With the growing trouble among farmers in Uttar Pradesh over stray cattle ruining their harvest, the spectre could result in a possible backlash in the 2019 Lok Sabha polls. Naturally, there is anxiety in the state’s Bharatiya Janata Party (BJP) leadership.
Old and abandoned cattle that are being set free because they are no longer of any use, have become a terror for people as they destroy crops and fields and add to the agony of already distressed farmers.
As for the government that had vowed to protect the ‘gau mata’ and banned slaughter houses, it appears to have given farmers a short shrift. The budget also proposes Rs 247.60 crore for maintenance and construction of gaushalas in the rural areas.
Malkhan Chauhan, a small farmer in Darveshpur (Barabanki), some 55 km from here, told IANS how his 3-bigha farm land had been devastated by stray cattle. “I spent a lot of money for seeds and fertilisers, and now the cattle menace have forced me to shell out another Rs 10,000 to fence the field to protect the crop,” said an upset Chauhan.
A frustrated Ranjeet Maurya (40) in neighbouring Kanhaipur who lost his crop to the menace criticised the Yogi Adityanath government for his troubles. “Yogi ordered closure of slaughter houses, now see what’s happening,” he said and added cow vigilantes and Hindu outfits should “adopt ten cows each”. Crops of potato, wheat and mustard have been destroyed by the stray bulls and cows in his village, he said.
Many cattle has also been abandoned due to growing mechanisation of farming. Rizwan Ahmad, a dairy owner in Hariharnagar, said once the cows go dry (stop giving milk) they are thrown out by farmers. “What else do we do of them?” he asked.
Many Muslim milk sellers like Ahmad Ali, a dairy owner in Chinhat, said his community is scared. “We hear stories about members of the community being roughed up for transporting cows,” he said. They can neither keep a large number of animals nor abandon them, he added.
That the cattle menace has taken centre-stage for many farmers can be gauged from the fact that in many parts of the state, angry farmers have locked up cattle in schools, hospitals, community health centres. Their demand: fix this menace. Their threat: face music at the hustings.

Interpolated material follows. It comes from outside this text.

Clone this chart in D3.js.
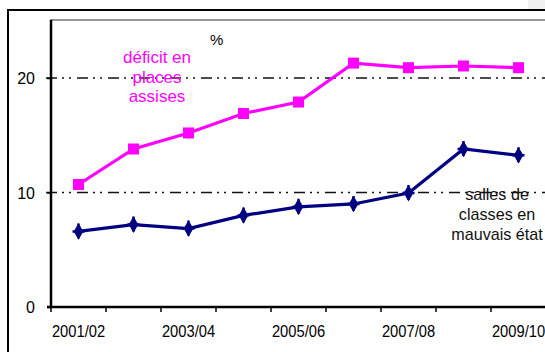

The government has expedited building cattle shelters and ‘gau shaalas’ but the bureaucratic inertia seems to have retarded the pace. Thus the state missed the January 10 deadline set by the Chief Minister Adityanath for district magistrates to shift stray cattle to these shelters. Penal action has also been sought against cattle owners who abandon or lock them up in public properties.
“The chief minister is serious about the issue. Many steps are being taken to tackle the problem”, additional chief secretary (Information) Awanish Kumar Awasthi told IANS.
There are 510 registered cow shelters in the state. According to a 2012 government data, there were around two crore cows in the state. Adityanath has also called for a fresh census and allocated funds for that.
Animal Husbandry Minister S.P. Singh Baghel agrees that there is a problem, but claimed “a solution is on the way”. However, he pointed out that the number of stray cattle was also a reflection of the staggering number that was being slaughtered before the ban.”
Samajwadi Party (SP) spokesman Abdul Hafiz Gandhi said the BJP government has “misplaced priorities” and predicted that farmers’ anger “would cost them dear” in the 2019 Lok Sabha elections.
The state government has also levied a 0.5 per cent tax Cow Protection Cess on eight government departments, including the cash-rich excise department.